Let $\sigma$ be an element of the Galois group. Now consider what happens to two adjacent vertices, $\zeta_6^i\sqrt[6]{2}$ and $\zeta_6^{i+1}\sqrt[6]{2}$. By considering $$\frac{\zeta_6^{i+1}\sqrt[6]{2}}{\zeta_6^{i}\sqrt[6]{2}} = \zeta_6,$$ the action of $\sigma$ on the two adjacent vertices determines the action on $\zeta_6$. Since $\zeta_6$ satisfies $\Phi_6(x) = x^2-x+1$, the image of $\zeta_6$ must be another root of $x^2-x+1$, which is either $\zeta_6$ or $\zeta_6^5$, as you note. And if you know what happens to $\zeta_6^i\sqrt[6]{2}$ and to $\zeta_6$, then you know what happens to $\sqrt[6]{2}$ as well. And of course, if you know what happens to both of these, then you know what happens to the adjacent vertices $\sqrt[6]{2}$ and $\zeta_6\sqrt[6]{2}$. So knowing the action on at least two adjacent vertices is equivalent to knowing the action on $\sqrt[6]{2}$ and on $\zeta_6$, and vice versa, and this in turn tells you what is happening on all the vertices. This shows that what you are saying is correct.
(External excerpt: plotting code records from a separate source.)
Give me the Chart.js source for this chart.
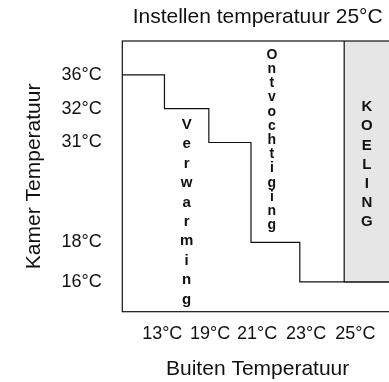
<!DOCTYPE html>
<html>
<head>
<meta charset="utf-8">
<script src="https://cdn.jsdelivr.net/npm/chart.js@4/dist/chart.umd.min.js"></script>
<style>
  html, body { margin: 0; padding: 0; background: #fff; overflow: hidden; }
  .wrap { position: relative; width: 393px; height: 382px; }
</style>
</head>
<body>
<div class="wrap"><canvas id="myChart"></canvas></div>
<script>
// buitentemperatuur (x-as)
const buitenLabels = ["13°C", "19°C", "21°C", "23°C", "25°C"];
const buitenTickPos = [0.9, 1.98, 3.04, 4.14, 5.25];

// kamertemperatuur (y-as), niveau in schema-eenheden
const kamerLabels = ["36°C", "32°C", "31°C", "18°C", "16°C"];
const kamerNiveau = [7, 6, 5, 2.05, 0.88];

// x waarop de kamertemperatuur een trede omlaag gaat
const stapX = [0.95, 1.95, 2.9, 4];
const koelingVanaf = 5;

const xMax = 6.1;
const yMax = 8;
const font = '"Liberation Sans", Arial, Helvetica, sans-serif';
const ink = "#111";

let trap = [{ x: 0, y: kamerNiveau[0] }];
for (let i = 0; i < stapX.length; i++) {
  trap.push({ x: stapX[i], y: kamerNiveau[i + 1] });
}
trap.push({ x: xMax, y: kamerNiveau[kamerNiveau.length - 1] });

const koeling = [
  { x: koelingVanaf, y: yMax },
  { x: koelingVanaf, y: kamerNiveau[kamerNiveau.length - 1] },
  { x: xMax, y: kamerNiveau[kamerNiveau.length - 1] },
];

// kader rond het plotgebied
const kader = {
  id: "kader",
  afterDraw(chart) {
    const { ctx, chartArea: a } = chart;
    ctx.save();
    ctx.strokeStyle = ink;
    ctx.lineWidth = 1.2;
    ctx.strokeRect(a.left, a.top, a.right - a.left, a.bottom - a.top);
    ctx.restore();
  },
};

// verticaal gestapelde letters in de zones
const stapelTekst = {
  id: "stapelTekst",
  afterDatasetsDraw(chart) {
    const { ctx, scales } = chart;
    const teksten = [
      { tekst: "Verwarming", x: 1.45, y: 5.52, stap: 19.4, grootte: 15 },
      { tekst: "Ontvochtiging", x: 3.37, y: 7.59, stap: 14.2, grootte: 14 },
      { tekst: "KOELING", x: 5.51, y: 6.05, stap: 19.2, grootte: 15 },
    ];
    ctx.save();
    ctx.fillStyle = ink;
    ctx.textAlign = "center";
    ctx.textBaseline = "middle";
    teksten.forEach((t) => {
      ctx.font = "bold " + t.grootte + "px " + font;
      const px = scales.x.getPixelForValue(t.x);
      const py = scales.y.getPixelForValue(t.y);
      for (let i = 0; i < t.tekst.length; i++) {
        ctx.fillText(t.tekst[i], px, py + i * t.stap);
      }
    });
    ctx.restore();
  },
};

const ctx = document.getElementById("myChart").getContext("2d");

const myChart = new Chart(ctx, {
  type: "line",
  data: {
    datasets: [
      {
        label: "Koeling",
        data: koeling,
        fill: "end",
        backgroundColor: "#e6e6e6",
        borderColor: ink,
        borderWidth: 1.2,
        pointRadius: 0,
      },
      {
        label: "Kamer temperatuur",
        data: trap,
        stepped: true,
        fill: false,
        borderColor: ink,
        borderWidth: 1.2,
        pointRadius: 0,
      },
    ],
  },
  options: {
    responsive: true,
    maintainAspectRatio: false,
    animation: false,
    layout: { padding: 0 },
    plugins: {
      legend: { display: false },
      tooltip: { enabled: false },
      title: {
        display: true,
        text: "Instellen temperatuur 25°C",
        color: ink,
        fullSize: false,
        font: { family: font, size: 21, weight: "normal" },
        padding: { top: 5, bottom: 10.8 },
      },
    },
    scales: {
      x: {
        type: "linear",
        min: 0,
        max: xMax,
        afterFit: (scale) => { scale.height = 70.3; },
        afterBuildTicks: (scale) => {
          scale.ticks = buitenTickPos.map((v) => ({ value: v }));
        },
        ticks: {
          autoSkip: false,
          maxRotation: 0,
          color: ink,
          padding: 11.2,
          font: { family: font, size: 18 },
          callback: (value) => buitenLabels[buitenTickPos.indexOf(value)],
        },
        grid: { display: false, drawTicks: false },
        border: { display: false },
        title: {
          display: true,
          text: "Buiten Temperatuur",
          color: ink,
          font: { family: font, size: 21 },
          padding: { top: 0, bottom: 0 },
        },
      },
      y: {
        type: "linear",
        min: 0,
        max: yMax,
        afterFit: (scale) => { scale.width = 122.3; },
        afterBuildTicks: (scale) => {
          scale.ticks = kamerNiveau.map((v) => ({ value: v }));
        },
        ticks: {
          autoSkip: false,
          color: ink,
          padding: 20.5,
          font: { family: font, size: 18 },
          callback: (value) => kamerLabels[kamerNiveau.indexOf(value)],
        },
        grid: { display: false, drawTicks: false },
        border: { display: false },
        title: {
          display: true,
          text: "Kamer Temperatuur",
          color: ink,
          font: { family: font, size: 21 },
          padding: { top: 21.4, bottom: 0 },
        },
      },
    },
  },
  plugins: [kader, stapelTekst],
});
</script>
</body>
</html>
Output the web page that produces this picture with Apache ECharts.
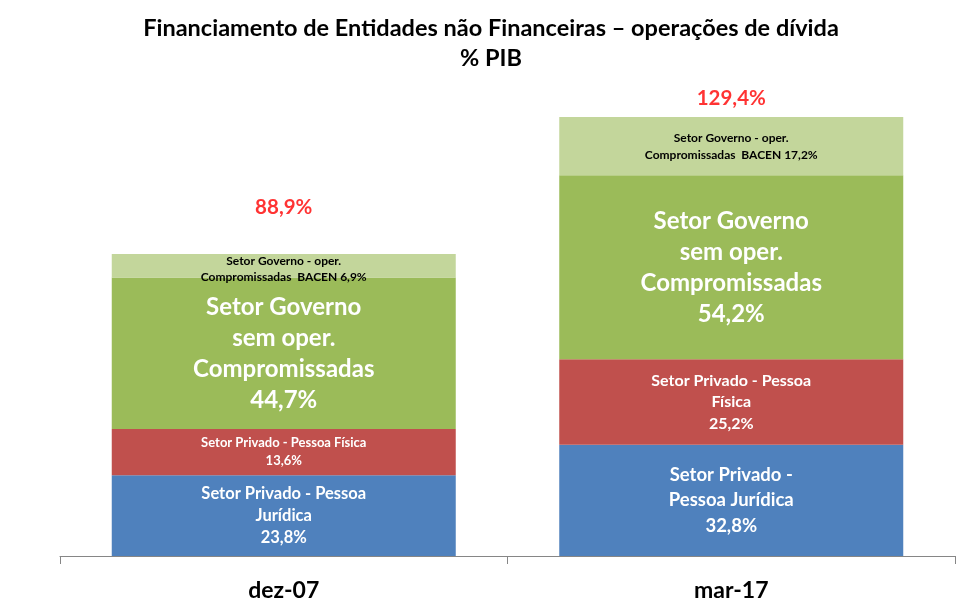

Now, to finish off, try showing that two adjacent vertices are always mapped to two adjacent vertices, so that any permutation of the hexagon induced by $\sigma\in\mathrm{Gal}(E/\mathbb{Q})$ is actually a rigid motion of the hexagon. This will show the Galois group is contained in the dihedral group, and the computation of the order that you have already done will finish off the problem.